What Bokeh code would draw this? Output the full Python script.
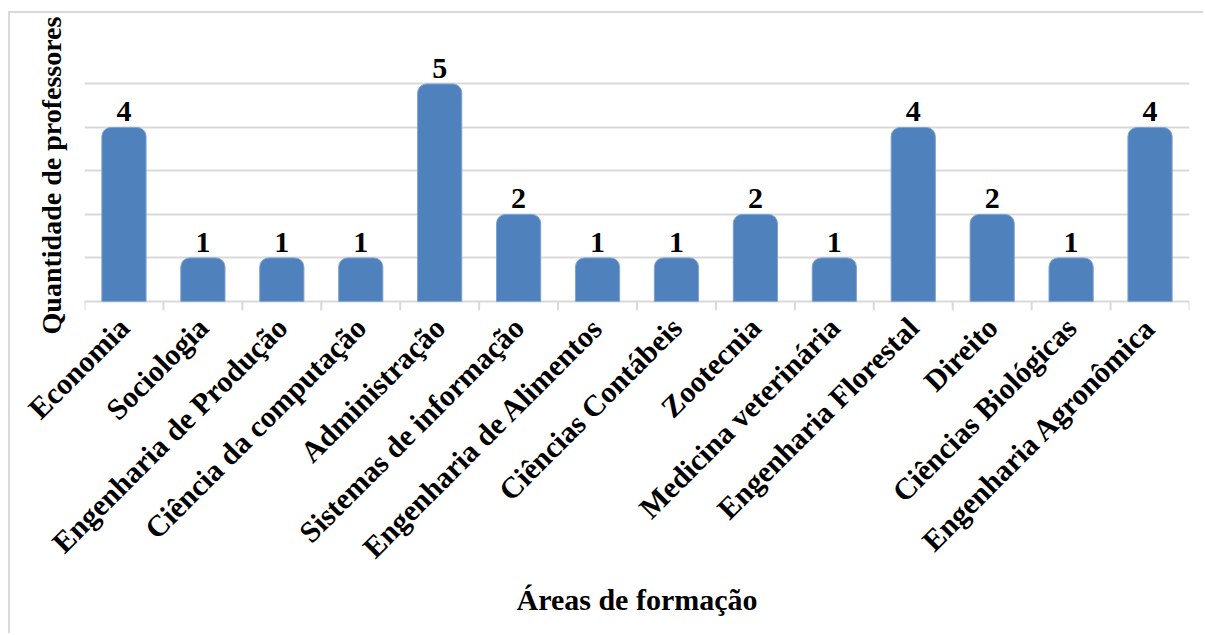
import math
from bokeh.plotting import figure
from bokeh.models import ColumnDataSource, FactorRange, Range1d, FixedTicker
from bokeh.core.properties import value
from bokeh.embed import file_html
from bokeh.resources import INLINE

# Number of professors per field of study
areas = ["Economia", "Sociologia", "Engenharia de Produção", "Ciência da computação",
         "Administração", "Sistemas de informação", "Engenharia de Alimentos",
         "Ciências Contábeis", "Zootecnia", "Medicina veterinária",
         "Engenharia Florestal", "Direito", "Ciências Biológicas", "Engenharia Agronômica"]
professores = [4, 1, 1, 1, 5, 2, 1, 1, 2, 1, 4, 2, 1, 4]
grid_levels = [0, 1, 2, 3, 4, 5, 6]

FONT = "Liberation Serif"
BAR = "#4F81BD"
GRID = "#D9D9D9"
TICK_DEPTH = -0.21   # tick marks hang just below the baseline

src = ColumnDataSource(dict(area=areas, n=professores,
                            txt=[str(v) for v in professores]))

p = figure(x_range=FactorRange(*areas), y_range=Range1d(TICK_DEPTH, 6),
           width=1195, height=622, output_backend="svg", toolbar_location=None,
           min_border_left=74, min_border_right=16, min_border_top=27,
           min_border_bottom=325, outline_line_color=None,
           margin=(11, 0, 0, 8),
           styles={"border-left": f"2px solid {GRID}", "border-top": f"2px solid {GRID}"})
p.background_fill_color = "white"
p.border_fill_color = "white"

# horizontal grid only (level 0 doubles as the category baseline)
p.xgrid.grid_line_color = None
p.ygrid.ticker = FixedTicker(ticks=grid_levels)
p.ygrid.grid_line_color = GRID
p.ygrid.grid_line_width = 2

# separators between categories below the baseline
edges = [(a, -0.5) for a in areas] + [(areas[-1], 0.5)]
p.segment(x0=edges, y0=[0] * len(edges), x1=edges, y1=[TICK_DEPTH] * len(edges),
          line_color=GRID, line_width=2)

p.vbar(x="area", top="n", bottom=0, width=0.56, source=src,
       fill_color=BAR, line_color="#7FA3D1", line_width=1,
       border_radius=(9, 9, 0, 0))

p.text(x="area", y="n", text="txt", source=src, y_offset=-6,
       text_align="center", text_baseline="bottom",
       text_font=value(FONT), text_font_style="bold", text_font_size="30px",
       text_color="black")

# y axis: title only, no ticks or numbers
p.yaxis.ticker = FixedTicker(ticks=[])
p.yaxis.axis_line_color = None
p.yaxis.major_tick_line_color = None
p.yaxis.minor_tick_line_color = None
p.yaxis.axis_label = "Quantidade de professores"
p.yaxis.axis_label_text_font = FONT
p.yaxis.axis_label_text_font_style = "bold"
p.yaxis.axis_label_text_font_size = "28px"
p.yaxis.axis_label_text_color = "black"
p.yaxis.axis_label_standoff = 18

# category labels
cat_axis = p.xaxis[0]
cat_axis.axis_line_color = None
cat_axis.major_tick_line_color = None
cat_axis.minor_tick_line_color = None
cat_axis.major_label_orientation = math.pi / 4
cat_axis.major_label_text_font = FONT
cat_axis.major_label_text_font_style = "bold"
cat_axis.major_label_text_font_size = "30px"
cat_axis.major_label_text_color = "black"
cat_axis.major_label_standoff = 6
cat_axis.axis_label = "Áreas de formação"
cat_axis.axis_label_text_font = FONT
cat_axis.axis_label_text_font_style = "bold"
cat_axis.axis_label_text_font_size = "30px"
cat_axis.axis_label_text_color = "black"
cat_axis.axis_label_standoff = 4

open("out.html", "w").write(file_html(p, INLINE))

**Directions for this task:** Return the material line for line, from its beginning to the line that contains "txt=[str(v) for v", with the pictures left out.

**Task output:**
What Bokeh code would draw this? Output the full Python script.
import math
from bokeh.plotting import figure
from bokeh.models import ColumnDataSource, FactorRange, Range1d, FixedTicker
from bokeh.core.properties import value
from bokeh.embed import file_html
from bokeh.resources import INLINE

# Number of professors per field of study
areas = ["Economia", "Sociologia", "Engenharia de Produção", "Ciência da computação",
         "Administração", "Sistemas de informação", "Engenharia de Alimentos",
         "Ciências Contábeis", "Zootecnia", "Medicina veterinária",
         "Engenharia Florestal", "Direito", "Ciências Biológicas", "Engenharia Agronômica"]
professores = [4, 1, 1, 1, 5, 2, 1, 1, 2, 1, 4, 2, 1, 4]
grid_levels = [0, 1, 2, 3, 4, 5, 6]

FONT = "Liberation Serif"
BAR = "#4F81BD"
GRID = "#D9D9D9"
TICK_DEPTH = -0.21   # tick marks hang just below the baseline

src = ColumnDataSource(dict(area=areas, n=professores,
                            txt=[str(v) for v in professores]))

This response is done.